Iluru is a village located in Krishna district of Andhra Pradesh, India (Thotlavalluru Mandal).

== Ancient and Historic temple ==
Iluru Rameswara Swamy Temple

Iluru is a historically significant village located on the opposite bank of the Krishna River from Chilumuru. It forms the second part of the Ubhaya Rameswara Kshetram pilgrimage circuit.

=== Religious Significance ===
While the Chilumuru shrine features the sand Lingam created by Sita Devi, the temple at Iluru houses the Lingam brought by Hanuman from Mount Kailasa. According to the Sthala Purana, after finding that the auspicious timing for the consecration at Chilumuru had passed, Lord Rama directed Hanuman to install the Kailasa Lingam across the river in Iluru.

This creates a spiritual "balance" between the two villages:

- Chilumuru: Represents the Saikata Lingam (Sand) established by the power of Sita's devotion.
- Iluru: Represents the Shila Lingam (Stone) brought from the Himalayas by Hanuman.

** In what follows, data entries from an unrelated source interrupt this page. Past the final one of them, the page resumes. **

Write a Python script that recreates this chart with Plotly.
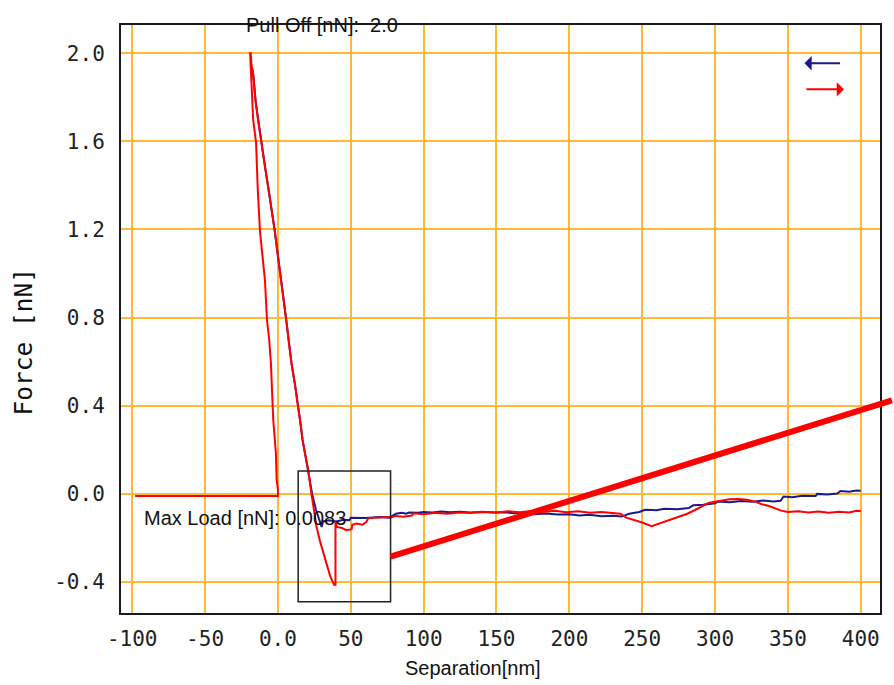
import plotly.graph_objects as go

# Force-separation curve: retract (blue) and approach (red) traces
blue_x = [-17.5, -16.9, -15.3, -13.5, -11.2, -9.0, -6.6, -4.3, -2.1, 0.0, 2.1, 4.0, 5.7, 7.5,
          9.3, 11.6, 13.9, 15.5, 16.9, 19.0, 20.8, 23.5, 26.0, 28.5, 30.0, 31.0, 35.0, 40.0,
          45.0, 49.0, 50.0, 60.0, 70.0, 76.6, 81.0, 85.0, 88.0, 90.0, 96.0, 100.0, 106.0,
          112.0, 118.0, 125.0, 132.0, 140.0, 148.0, 155.0, 162.0, 170.0, 176.0, 184.0, 192.0,
          200.0, 207.0, 214.0, 222.0, 230.0, 236.0, 241.0, 248.0, 252.0, 260.0, 265.0, 274.0,
          282.0, 285.0, 292.0, 300.0, 302.0, 310.0, 318.0, 326.0, 333.0, 340.0, 345.0, 347.0,
          353.0, 360.0, 369.0, 370.0, 377.0, 384.0, 386.0, 392.0, 397.0, 400.0]
blue_y = [1.93, 1.90, 1.78, 1.69, 1.59, 1.49, 1.39, 1.29, 1.19, 1.08, 0.98, 0.89, 0.79, 0.69,
          0.593, 0.50, 0.403, 0.32, 0.245, 0.17, 0.109, 0.0, -0.07, -0.12, -0.15, -0.125, -0.12,
          -0.125, -0.118, -0.12, -0.108, -0.11, -0.105, -0.108, -0.09, -0.086, -0.09, -0.085,
          -0.086, -0.082, -0.085, -0.08, -0.083, -0.081, -0.084, -0.082, -0.085, -0.083, -0.088,
          -0.086, -0.092, -0.089, -0.094, -0.092, -0.098, -0.095, -0.101, -0.099, -0.103, -0.09,
          -0.082, -0.072, -0.074, -0.068, -0.07, -0.064, -0.052, -0.049, -0.043, -0.035, -0.038,
          -0.032, -0.036, -0.03, -0.034, -0.031, -0.012, -0.015, -0.009, -0.01, 0.0, -0.003,
          0.002, 0.013, 0.01, 0.015, 0.014]

red_x = [-98.0, 0.0, 0.0, -0.9, -1.4, -2.2, -3.2, -4.0, -4.8, -6.0, -7.5, -8.9, -10.8, -12.3,
         -13.9, -15.0, -17.0, -17.6, -18.6, -19.1, -18.7, -18.2, -16.9, -15.3, -13.5, -11.2,
         -9.0, -6.6, -4.3, -2.1, 0.0, 2.1, 4.0, 5.7, 7.5, 9.3, 11.6, 13.9, 15.5, 16.9, 19.0,
         20.8, 23.0, 24.8, 26.5, 28.7, 31.0, 33.5, 36.0, 37.5, 38.5, 39.5, 39.5, 40.5, 44.0,
         47.0, 50.6, 51.0, 54.0, 58.0, 60.6, 62.0, 70.0, 76.6, 77.0, 81.0, 86.0, 92.0, 93.0,
         100.0, 108.0, 116.0, 124.0, 132.0, 140.0, 150.0, 158.0, 166.0, 174.0, 182.0, 190.0,
         198.0, 206.0, 214.0, 222.0, 229.0, 235.0, 239.0, 244.0, 250.0, 256.5, 263.3, 269.0,
         275.0, 281.0, 286.6, 291.0, 295.5, 300.0, 304.4, 310.0, 316.0, 322.0, 327.6, 332.0,
         336.5, 341.0, 345.4, 350.0, 357.0, 364.0, 371.0, 378.0, 385.0, 392.0, 397.0, 400.0]
red_y = [-0.01, -0.01, 0.02, 0.063, 0.186, 0.26, 0.335, 0.46, 0.593, 0.70, 0.788, 0.97, 1.08,
         1.19, 1.39, 1.594, 1.70, 1.784, 1.90, 2.0, 2.0, 1.95, 1.90, 1.78, 1.69, 1.59, 1.49,
         1.39, 1.29, 1.19, 1.08, 0.98, 0.89, 0.79, 0.69, 0.593, 0.50, 0.403, 0.32, 0.245, 0.17,
         0.109, 0.0, -0.075, -0.149, -0.21, -0.267, -0.32, -0.376, -0.40, -0.412, -0.412,
         -0.125, -0.15, -0.155, -0.165, -0.16, -0.14, -0.135, -0.14, -0.128, -0.11, -0.108,
         -0.105, -0.109, -0.10, -0.104, -0.098, -0.088, -0.092, -0.086, -0.09, -0.084, -0.087,
         -0.081, -0.085, -0.079, -0.083, -0.078, -0.082, -0.077, -0.083, -0.079, -0.086,
         -0.082, -0.088, -0.09, -0.108, -0.118, -0.13, -0.147, -0.131, -0.12, -0.103, -0.09,
         -0.072, -0.058, -0.041, -0.036, -0.03, -0.024, -0.023, -0.027, -0.035, -0.047, -0.054,
         -0.066, -0.076, -0.082, -0.079, -0.085, -0.08, -0.086, -0.081, -0.084, -0.077, -0.078]

x_ticks = [-100, -50, 0, 50, 100, 150, 200, 250, 300, 350, 400]
x_tick_text = ["-100", "-50", "0.0", "50", "100", "150", "200", "250", "300", "350", "400"]
y_ticks = [-0.4, 0.0, 0.4, 0.8, 1.2, 1.6, 2.0]
y_tick_text = ["-0.4", "0.0", "0.4", "0.8", "1.2", "1.6", "2.0"]

x_range = [-107.7, 413.2]
y_range = [-0.5406, 2.128]

# zoom box around the adhesion region and the pointer leading from it
box_x = [13.9, 77.3]
box_y = [-0.49, 0.104]
pointer_x = [77.3, 421.4]
pointer_y = [-0.285, 0.4245]

NAVY = "#1a1a8a"
RED = "#ff0000"
GRID = "#ffb934"
SANS = "Liberation Sans, Arial, sans-serif"
MONO = "DejaVu Sans Mono, monospace"


def to_paper(v, rng):
    return (v - rng[0]) / (rng[1] - rng[0])


fig = go.Figure()
fig.add_trace(go.Scatter(x=blue_x, y=blue_y, mode="lines",
                         line=dict(color=NAVY, width=2), showlegend=False))
fig.add_trace(go.Scatter(x=red_x, y=red_y, mode="lines",
                         line=dict(color=RED, width=2), showlegend=False))

fig.add_shape(type="rect", xref="x", yref="y",
              x0=box_x[0], x1=box_x[1], y0=box_y[0], y1=box_y[1],
              line=dict(color="#222222", width=1.5))
fig.add_shape(type="line", xref="paper", yref="paper",
              x0=to_paper(pointer_x[0], x_range), y0=to_paper(pointer_y[0], y_range),
              x1=to_paper(pointer_x[1], x_range), y1=to_paper(pointer_y[1], y_range),
              line=dict(color=RED, width=6))

annotations = [
    dict(text="Pull Off [nN]:  2.0", xref="paper", yref="paper",
         x=to_paper(30.0, x_range), y=1.0, xanchor="center", yanchor="middle",
         showarrow=False, font=dict(family=SANS, size=20, color="#111111")),
    dict(text="Max Load [nN]: 0.0083", xref="paper", yref="paper",
         x=to_paper(-93.5, x_range), y=to_paper(-0.11, y_range), xanchor="left",
         yanchor="middle", showarrow=False,
         font=dict(family=SANS, size=20, color="#111111")),
    dict(text="Separation[nm]", xref="paper", yref="paper",
         x=to_paper(134.0, x_range), y=-0.093, xanchor="center", yanchor="middle",
         showarrow=False, font=dict(family=SANS, size=20, color="#111111")),
    dict(text="Force [nN]", xref="paper", yref="paper", textangle=-90,
         x=-0.129, y=0.462, xanchor="center", yanchor="middle",
         showarrow=False, font=dict(family=MONO, size=24.5, color="#111111")),
    # direction key: retract (left arrow) and approach (right arrow)
    dict(text="", xref="paper", yref="paper", x=0.9005, y=0.935, ax=37, ay=0,
         showarrow=True, arrowhead=1, arrowsize=1.2, arrowwidth=2, arrowcolor=NAVY),
    dict(text="", xref="paper", yref="paper", x=0.9525, y=0.8906, ax=-39, ay=0,
         showarrow=True, arrowhead=1, arrowsize=1.2, arrowwidth=2, arrowcolor=RED),
]

fig.update_layout(
    width=894, height=685, autosize=False,
    margin=dict(l=121, r=12, t=25, b=72),
    paper_bgcolor="white", plot_bgcolor="white",
    annotations=annotations,
    xaxis=dict(range=x_range, tickvals=x_ticks, ticktext=x_tick_text,
               showgrid=True, gridcolor=GRID, gridwidth=2, zeroline=False,
               showline=True, linecolor="#1a1a1a", linewidth=2, mirror=True,
               ticks="", ticklabelstandoff=6,
               tickfont=dict(family=MONO, size=21, color="#222222")),
    yaxis=dict(range=y_range, tickvals=y_ticks, ticktext=y_tick_text,
               showgrid=True, gridcolor=GRID, gridwidth=2, zeroline=False,
               showline=True, linecolor="#1a1a1a", linewidth=2, mirror=True,
               ticks="", ticklabelstandoff=10,
               tickfont=dict(family=MONO, size=21, color="#222222")),
)

fig.write_html("out.html")
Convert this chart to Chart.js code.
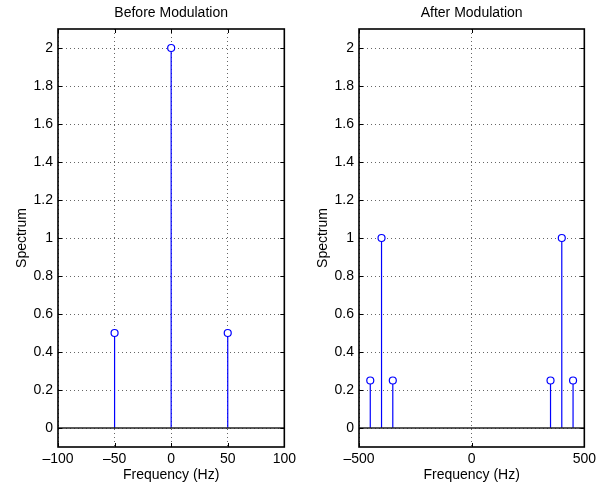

The village is noted for its traditional architecture and its proximity to the river, which allows devotees to take a holy dip (Snanam) before visiting the shrine. During the Maha Shivaratri and Kartika Masam festivals, a large number of pilgrims travel between Chilumuru and Iluru to complete the "Ubhaya" (both) darshan, often crossing the river or using the connecting road bridge.